------ Given entries

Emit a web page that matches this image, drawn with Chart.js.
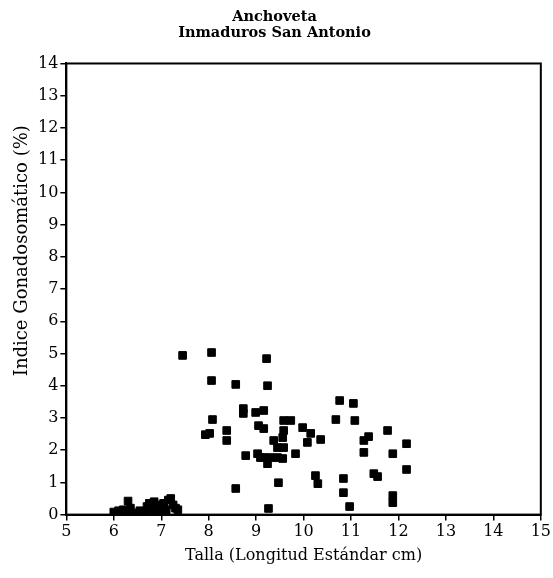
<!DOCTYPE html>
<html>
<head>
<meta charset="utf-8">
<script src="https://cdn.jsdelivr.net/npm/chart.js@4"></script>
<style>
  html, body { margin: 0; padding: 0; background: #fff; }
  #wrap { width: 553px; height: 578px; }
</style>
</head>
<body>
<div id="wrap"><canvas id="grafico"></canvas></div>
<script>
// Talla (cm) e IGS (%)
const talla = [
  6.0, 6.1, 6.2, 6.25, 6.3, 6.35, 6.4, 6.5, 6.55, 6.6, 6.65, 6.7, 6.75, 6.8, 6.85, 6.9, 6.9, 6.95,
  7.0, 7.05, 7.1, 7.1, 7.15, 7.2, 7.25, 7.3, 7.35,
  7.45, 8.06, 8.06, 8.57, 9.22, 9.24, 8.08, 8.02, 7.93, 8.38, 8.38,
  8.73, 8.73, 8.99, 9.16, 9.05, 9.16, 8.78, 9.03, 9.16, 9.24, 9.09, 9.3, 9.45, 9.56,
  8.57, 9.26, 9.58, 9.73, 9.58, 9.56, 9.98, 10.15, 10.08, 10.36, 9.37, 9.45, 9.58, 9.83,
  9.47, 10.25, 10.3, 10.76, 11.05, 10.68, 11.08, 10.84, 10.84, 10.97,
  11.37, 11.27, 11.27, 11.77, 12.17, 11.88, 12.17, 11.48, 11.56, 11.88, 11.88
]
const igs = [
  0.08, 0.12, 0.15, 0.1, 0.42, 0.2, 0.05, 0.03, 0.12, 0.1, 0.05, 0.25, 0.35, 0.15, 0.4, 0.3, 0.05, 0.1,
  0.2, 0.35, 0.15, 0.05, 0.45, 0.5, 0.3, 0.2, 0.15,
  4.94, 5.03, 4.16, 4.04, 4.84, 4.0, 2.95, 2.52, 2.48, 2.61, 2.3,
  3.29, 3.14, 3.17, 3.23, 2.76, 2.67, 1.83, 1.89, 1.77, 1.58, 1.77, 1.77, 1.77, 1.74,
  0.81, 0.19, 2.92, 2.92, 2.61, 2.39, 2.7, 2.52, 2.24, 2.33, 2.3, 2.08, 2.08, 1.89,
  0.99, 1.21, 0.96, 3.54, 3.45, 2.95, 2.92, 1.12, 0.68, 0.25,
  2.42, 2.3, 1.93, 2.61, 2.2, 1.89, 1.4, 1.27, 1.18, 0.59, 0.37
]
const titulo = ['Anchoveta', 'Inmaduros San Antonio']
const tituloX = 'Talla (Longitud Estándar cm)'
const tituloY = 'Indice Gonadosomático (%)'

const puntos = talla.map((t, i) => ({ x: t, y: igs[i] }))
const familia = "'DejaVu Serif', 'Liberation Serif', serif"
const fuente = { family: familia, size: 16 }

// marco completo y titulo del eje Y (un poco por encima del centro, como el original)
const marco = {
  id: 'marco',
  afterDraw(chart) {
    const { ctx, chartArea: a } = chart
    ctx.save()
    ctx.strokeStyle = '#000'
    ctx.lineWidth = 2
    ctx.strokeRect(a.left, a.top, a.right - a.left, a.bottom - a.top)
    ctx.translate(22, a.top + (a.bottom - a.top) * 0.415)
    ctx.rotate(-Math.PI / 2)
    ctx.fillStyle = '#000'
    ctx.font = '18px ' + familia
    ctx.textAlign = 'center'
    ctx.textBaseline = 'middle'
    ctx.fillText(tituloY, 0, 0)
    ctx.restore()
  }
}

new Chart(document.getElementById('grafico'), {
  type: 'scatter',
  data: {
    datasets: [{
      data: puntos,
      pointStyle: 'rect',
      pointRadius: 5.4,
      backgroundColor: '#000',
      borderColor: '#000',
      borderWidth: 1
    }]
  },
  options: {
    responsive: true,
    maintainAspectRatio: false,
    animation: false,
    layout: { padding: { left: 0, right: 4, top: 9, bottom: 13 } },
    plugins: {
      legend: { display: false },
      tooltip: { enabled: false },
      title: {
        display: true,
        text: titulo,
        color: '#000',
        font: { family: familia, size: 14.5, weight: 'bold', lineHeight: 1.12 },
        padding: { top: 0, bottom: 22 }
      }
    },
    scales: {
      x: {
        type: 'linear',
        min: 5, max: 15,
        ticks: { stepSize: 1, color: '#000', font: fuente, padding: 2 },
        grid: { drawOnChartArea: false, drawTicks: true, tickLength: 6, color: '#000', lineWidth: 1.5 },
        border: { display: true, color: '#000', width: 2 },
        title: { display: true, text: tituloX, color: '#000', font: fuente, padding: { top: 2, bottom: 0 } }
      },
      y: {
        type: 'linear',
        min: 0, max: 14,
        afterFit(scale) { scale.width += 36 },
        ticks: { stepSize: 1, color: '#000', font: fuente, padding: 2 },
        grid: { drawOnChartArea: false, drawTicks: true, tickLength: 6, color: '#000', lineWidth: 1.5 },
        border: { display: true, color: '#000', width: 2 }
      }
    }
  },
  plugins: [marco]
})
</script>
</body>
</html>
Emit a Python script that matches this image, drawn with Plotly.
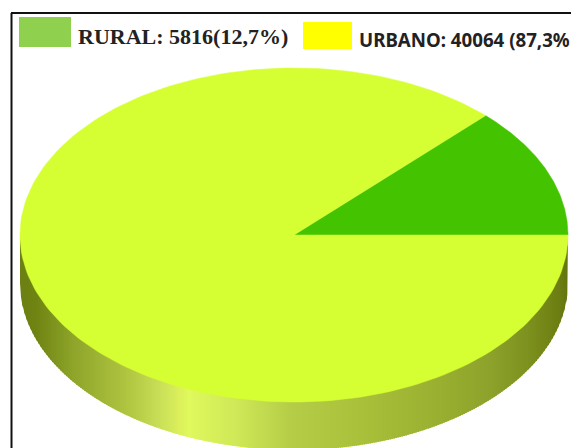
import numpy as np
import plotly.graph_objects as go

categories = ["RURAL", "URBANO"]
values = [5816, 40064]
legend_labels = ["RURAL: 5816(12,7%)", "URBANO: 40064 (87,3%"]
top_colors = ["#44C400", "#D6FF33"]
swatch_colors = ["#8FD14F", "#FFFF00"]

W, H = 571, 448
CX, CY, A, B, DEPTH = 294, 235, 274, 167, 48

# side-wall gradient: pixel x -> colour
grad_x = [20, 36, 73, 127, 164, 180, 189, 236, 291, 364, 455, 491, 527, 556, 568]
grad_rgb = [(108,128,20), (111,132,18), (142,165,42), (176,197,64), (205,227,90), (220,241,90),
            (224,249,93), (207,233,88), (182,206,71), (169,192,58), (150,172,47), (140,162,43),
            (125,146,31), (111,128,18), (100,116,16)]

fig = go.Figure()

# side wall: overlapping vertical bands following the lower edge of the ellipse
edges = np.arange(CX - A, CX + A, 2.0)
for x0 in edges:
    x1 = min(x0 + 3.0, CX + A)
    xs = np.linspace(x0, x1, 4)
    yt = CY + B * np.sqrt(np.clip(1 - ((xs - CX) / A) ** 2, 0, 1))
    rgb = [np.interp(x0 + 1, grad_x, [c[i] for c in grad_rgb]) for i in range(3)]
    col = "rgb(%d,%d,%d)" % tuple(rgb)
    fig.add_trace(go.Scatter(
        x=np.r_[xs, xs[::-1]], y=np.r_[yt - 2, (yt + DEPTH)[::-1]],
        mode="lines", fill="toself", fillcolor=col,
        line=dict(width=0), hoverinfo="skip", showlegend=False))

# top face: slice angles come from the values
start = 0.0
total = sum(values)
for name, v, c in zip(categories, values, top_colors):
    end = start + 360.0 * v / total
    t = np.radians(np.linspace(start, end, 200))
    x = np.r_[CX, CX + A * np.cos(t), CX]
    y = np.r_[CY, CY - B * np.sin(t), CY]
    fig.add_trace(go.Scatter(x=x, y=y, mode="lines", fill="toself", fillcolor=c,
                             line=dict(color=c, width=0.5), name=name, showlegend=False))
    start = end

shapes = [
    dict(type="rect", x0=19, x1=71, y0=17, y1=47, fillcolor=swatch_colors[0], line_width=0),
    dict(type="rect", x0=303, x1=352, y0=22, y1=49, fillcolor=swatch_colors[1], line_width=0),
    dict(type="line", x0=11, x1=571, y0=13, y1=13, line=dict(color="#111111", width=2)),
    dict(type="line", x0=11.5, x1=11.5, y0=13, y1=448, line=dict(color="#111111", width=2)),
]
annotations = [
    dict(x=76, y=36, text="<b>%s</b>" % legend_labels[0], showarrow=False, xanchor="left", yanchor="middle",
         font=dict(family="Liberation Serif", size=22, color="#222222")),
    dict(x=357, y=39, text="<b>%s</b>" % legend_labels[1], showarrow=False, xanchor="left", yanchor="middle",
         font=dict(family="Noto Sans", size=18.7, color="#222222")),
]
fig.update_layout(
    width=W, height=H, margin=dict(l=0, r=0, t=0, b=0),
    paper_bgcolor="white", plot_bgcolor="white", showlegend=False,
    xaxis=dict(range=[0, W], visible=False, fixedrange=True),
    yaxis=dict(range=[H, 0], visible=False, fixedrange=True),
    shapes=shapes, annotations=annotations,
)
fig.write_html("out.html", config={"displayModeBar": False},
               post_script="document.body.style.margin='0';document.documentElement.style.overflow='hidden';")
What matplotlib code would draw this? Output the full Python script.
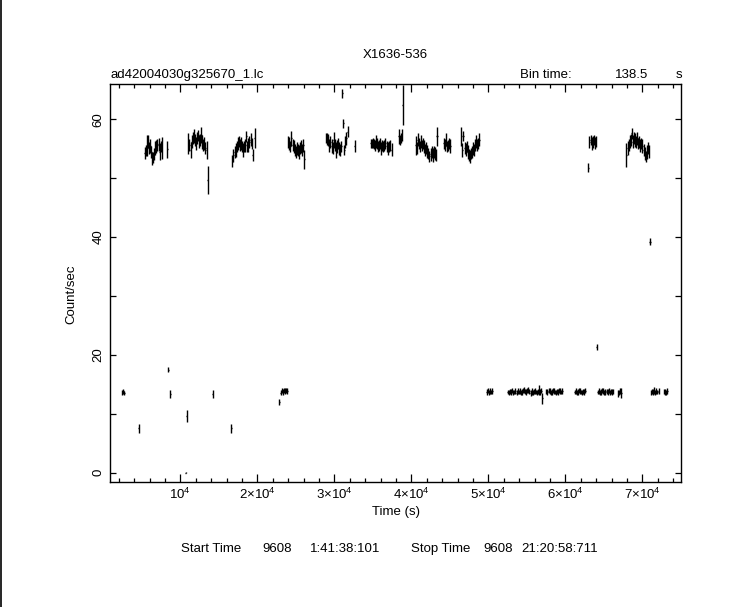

------------

- **Goal**
Skip every picture and return the lines above from the top through the one that contains "familia, size: 16".

- **Result for this task**
Emit a web page that matches this image, drawn with Chart.js.
<!DOCTYPE html>
<html>
<head>
<meta charset="utf-8">
<script src="https://cdn.jsdelivr.net/npm/chart.js@4"></script>
<style>
  html, body { margin: 0; padding: 0; background: #fff; }
  #wrap { width: 553px; height: 578px; }
</style>
</head>
<body>
<div id="wrap"><canvas id="grafico"></canvas></div>
<script>
// Talla (cm) e IGS (%)
const talla = [
  6.0, 6.1, 6.2, 6.25, 6.3, 6.35, 6.4, 6.5, 6.55, 6.6, 6.65, 6.7, 6.75, 6.8, 6.85, 6.9, 6.9, 6.95,
  7.0, 7.05, 7.1, 7.1, 7.15, 7.2, 7.25, 7.3, 7.35,
  7.45, 8.06, 8.06, 8.57, 9.22, 9.24, 8.08, 8.02, 7.93, 8.38, 8.38,
  8.73, 8.73, 8.99, 9.16, 9.05, 9.16, 8.78, 9.03, 9.16, 9.24, 9.09, 9.3, 9.45, 9.56,
  8.57, 9.26, 9.58, 9.73, 9.58, 9.56, 9.98, 10.15, 10.08, 10.36, 9.37, 9.45, 9.58, 9.83,
  9.47, 10.25, 10.3, 10.76, 11.05, 10.68, 11.08, 10.84, 10.84, 10.97,
  11.37, 11.27, 11.27, 11.77, 12.17, 11.88, 12.17, 11.48, 11.56, 11.88, 11.88
]
const igs = [
  0.08, 0.12, 0.15, 0.1, 0.42, 0.2, 0.05, 0.03, 0.12, 0.1, 0.05, 0.25, 0.35, 0.15, 0.4, 0.3, 0.05, 0.1,
  0.2, 0.35, 0.15, 0.05, 0.45, 0.5, 0.3, 0.2, 0.15,
  4.94, 5.03, 4.16, 4.04, 4.84, 4.0, 2.95, 2.52, 2.48, 2.61, 2.3,
  3.29, 3.14, 3.17, 3.23, 2.76, 2.67, 1.83, 1.89, 1.77, 1.58, 1.77, 1.77, 1.77, 1.74,
  0.81, 0.19, 2.92, 2.92, 2.61, 2.39, 2.7, 2.52, 2.24, 2.33, 2.3, 2.08, 2.08, 1.89,
  0.99, 1.21, 0.96, 3.54, 3.45, 2.95, 2.92, 1.12, 0.68, 0.25,
  2.42, 2.3, 1.93, 2.61, 2.2, 1.89, 1.4, 1.27, 1.18, 0.59, 0.37
]
const titulo = ['Anchoveta', 'Inmaduros San Antonio']
const tituloX = 'Talla (Longitud Estándar cm)'
const tituloY = 'Indice Gonadosomático (%)'

const puntos = talla.map((t, i) => ({ x: t, y: igs[i] }))
const familia = "'DejaVu Serif', 'Liberation Serif', serif"
const fuente = { family: familia, size: 16 }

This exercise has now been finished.